I think someone I know has been to the massage parlour by your place--the one in the plaza, as opposed to one on Queen Street. I know I've heard the practitioner there described in uncomplimentary terms, which do not bear repeating.

The strange zoning bylaws that restrict strip clubs are also, well, evidence of the city's confused laws. Years ago, I heard from an employee at a sex toys store that she had never seen a town where butt plugs went off the shelves so fast....

This describes Kitchener perfectly, to me.

There's a new dodgy massage place on Queen but the other one looks like it might have gone under.

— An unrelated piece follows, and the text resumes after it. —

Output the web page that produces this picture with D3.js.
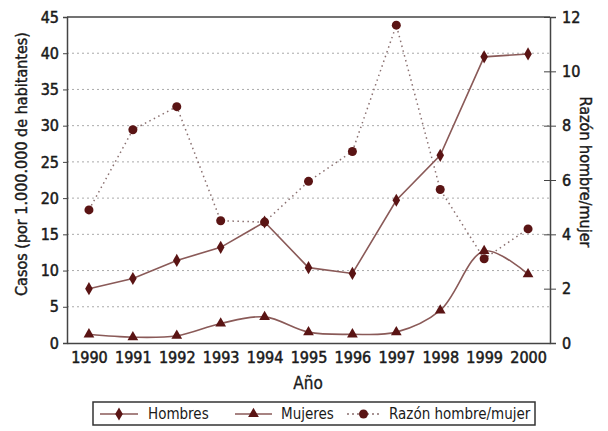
<!DOCTYPE html>
<html><head><meta charset="utf-8">
<script src="https://cdn.jsdelivr.net/npm/d3@7"></script>
<style>
body{margin:0;background:#fff;}
text{font-family:"DejaVu Sans Condensed","DejaVu Sans",sans-serif;font-stretch:condensed;}
</style></head>
<body><svg id="c" width="608" height="431"></svg>
<script>
const years = ["1990","1991","1992","1993","1994","1995","1996","1997","1998","1999","2000"];
const hombres = [7.5, 8.9, 11.4, 13.2, 16.7, 10.4, 9.6, 19.7, 25.9, 39.5, 39.9];
const mujeres = [1.2, 0.8, 1.0, 2.7, 3.6, 1.5, 1.2, 1.5, 4.5, 12.7, 9.5];
const razon = [4.9, 7.85, 8.7, 4.5, 4.45, 5.95, 7.05, 11.7, 5.65, 3.1, 4.2];
const leftTicks = [0,5,10,15,20,25,30,35,40,45];
const rightTicks = [0,2,4,6,8,10,12];
const seriesNames = ["Hombres","Mujeres","Razón hombre/mujer"];

const svg = d3.select("#c");
const L = 67, R = 550, T = 17, B = 343;
const x = d3.scalePoint().domain(years).range([L, R]).padding(0.5);
const yL = d3.scaleLinear().domain([0,45]).range([B, T]);
const yR = d3.scaleLinear().domain([0,12]).range([B, T]);
const lineCol = "#8a5a58", markCol = "#5a1414", axisCol = "#444", txt = "#1a1a1a";
const fs = 16;

// gridlines
svg.append("g").selectAll("line").data(leftTicks.filter(d=>d>0 && d<45)).join("line")
  .attr("x1", L).attr("x2", R).attr("y1", d=>yL(d)).attr("y2", d=>yL(d))
  .attr("stroke", "#aaa").attr("stroke-width", 1).attr("stroke-dasharray", "2,3");

// top border
svg.append("line").attr("x1", L).attr("x2", R).attr("y1", T).attr("y2", T).attr("stroke", axisCol).attr("stroke-width", 1.5);

// left axis
const gL = svg.append("g").attr("transform", `translate(${L},0)`)
  .call(d3.axisLeft(yL).tickValues(leftTicks).tickSize(4).tickPadding(4));
gL.select(".domain").attr("stroke", axisCol).attr("stroke-width", 1.5);
gL.selectAll("line").attr("stroke", axisCol);

// right axis
const gR = svg.append("g").attr("transform", `translate(${R},0)`)
  .call(d3.axisRight(yR).tickValues(rightTicks).tickSize(6).tickPadding(6));
gR.select(".domain").attr("stroke", axisCol).attr("stroke-width", 1.5);
gR.selectAll(".tick line").attr("x1", -6).attr("stroke", axisCol);

// bottom axis
const gB = svg.append("g").attr("transform", `translate(0,${B})`)
  .call(d3.axisBottom(x).tickSize(0).tickPadding(9));
gB.select(".domain").attr("stroke", axisCol).attr("stroke-width", 1.5);

[gL, gR, gB].forEach(g => g.selectAll("text")
  .attr("font-size", fs).attr("fill", txt).attr("stroke", txt).attr("stroke-width", 0.5)
  .style("font-family", '"DejaVu Sans Condensed","DejaVu Sans",sans-serif'));

// titles
svg.append("text").attr("x", 308).attr("y", 389).attr("text-anchor", "middle")
  .attr("font-size", 17).attr("fill", txt).attr("stroke", txt).attr("stroke-width", 0.3).text("Año");
svg.append("text").attr("transform", "translate(27,164) rotate(-90)").attr("text-anchor", "middle")
  .attr("font-size", 16).attr("fill", txt).attr("stroke", txt).attr("stroke-width", 0.4).text("Casos (por 1.000.000 de habitantes)");
svg.append("text").attr("transform", "translate(580,172) rotate(90)").attr("text-anchor", "middle")
  .attr("font-size", 16).attr("fill", txt).attr("stroke", txt).attr("stroke-width", 0.4).text("Razón hombre/mujer");

// ratio dotted line
svg.append("path").datum(razon)
  .attr("d", d3.line().x((d,i)=>x(years[i])).y(d=>yR(d)))
  .attr("fill","none").attr("stroke","#8a7070").attr("stroke-width",1.5).attr("stroke-dasharray","1.5,3.5");

// hombres
svg.append("path").datum(hombres)
  .attr("d", d3.line().x((d,i)=>x(years[i])).y(d=>yL(d)))
  .attr("fill","none").attr("stroke",lineCol).attr("stroke-width",1.6);
// mujeres
svg.append("path").datum(mujeres)
  .attr("d", d3.line().x((d,i)=>x(years[i])).y(d=>yL(d)).curve(d3.curveCatmullRom))
  .attr("fill","none").attr("stroke",lineCol).attr("stroke-width",1.6);

const diamond = d3.symbol().type(d3.symbolDiamond).size(50);
const tri = d3.symbol().type(d3.symbolTriangle).size(50);
svg.append("g").selectAll("path").data(hombres).join("path")
  .attr("transform",(d,i)=>`translate(${x(years[i])},${yL(d)})`).attr("d",diamond).attr("fill",markCol);
svg.append("g").selectAll("path").data(mujeres).join("path")
  .attr("transform",(d,i)=>`translate(${x(years[i])},${yL(d)})`).attr("d",tri).attr("fill",markCol);
svg.append("g").selectAll("circle").data(razon).join("circle")
  .attr("cx",(d,i)=>x(years[i])).attr("cy",d=>yR(d)).attr("r",4.5).attr("fill",markCol);

// legend
const lg = svg.append("g");
lg.append("rect").attr("x",93).attr("y",402).attr("width",442).attr("height",23)
  .attr("fill","#fff").attr("stroke","#333").attr("stroke-width",1.5);
const items = [
  {name:seriesNames[0], x0:100, x1:138, tx:148, type:"d"},
  {name:seriesNames[1], x0:235, x1:272, tx:281, type:"t"},
  {name:seriesNames[2], x0:347, x1:380, tx:389, type:"c"}
];
items.forEach(it=>{
  const cy = 414, cx = (it.x0+it.x1)/2;
  lg.append("line").attr("x1",it.x0).attr("x2",it.x1).attr("y1",cy).attr("y2",cy)
    .attr("stroke", it.type==="c" ? "#8a7070" : lineCol).attr("stroke-width",1.6)
    .attr("stroke-dasharray", it.type==="c" ? "2,3" : null);
  if (it.type==="d") lg.append("path").attr("transform",`translate(${cx},${cy})`).attr("d",diamond).attr("fill",markCol);
  if (it.type==="t") lg.append("path").attr("transform",`translate(${cx},${cy})`).attr("d",tri).attr("fill",markCol);
  if (it.type==="c") lg.append("circle").attr("cx",cx).attr("cy",cy).attr("r",4.5).attr("fill",markCol);
  lg.append("text").attr("x",it.tx).attr("y",cy+5).attr("font-size",15).attr("fill",txt).text(it.name);
});
</script></body></html>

Ah, the wacky hijinks that ensued when City Hall tried to make it possible to allow the Center in the Square to do some show with nudity without allowing the rest of us to dissolve into a vast sea of rampant hedonism. I remember at one point they came up with list of things shows couldn't do, one of which was "Jell-O wrestling". As it turns out, General Foods does not recognize the sport of Jell-O Wrestling as a valid use of their product's name and they had lawyers deployed in less than a day after the creation of that list.

In Kitchener's defense, at least we don't have a by-law banning the private ownership of blue whales.

This prompted me to do a Google search for "dodgy massage parlour near: kitchener on"

Amusingly enough, the number two match was the University of Guelph.




It's like the woman who set up Max Mosley's nazi-chic domme thrashing, whose husband turned out to be an MI5 agent; the same kind of people are attracted to both trades.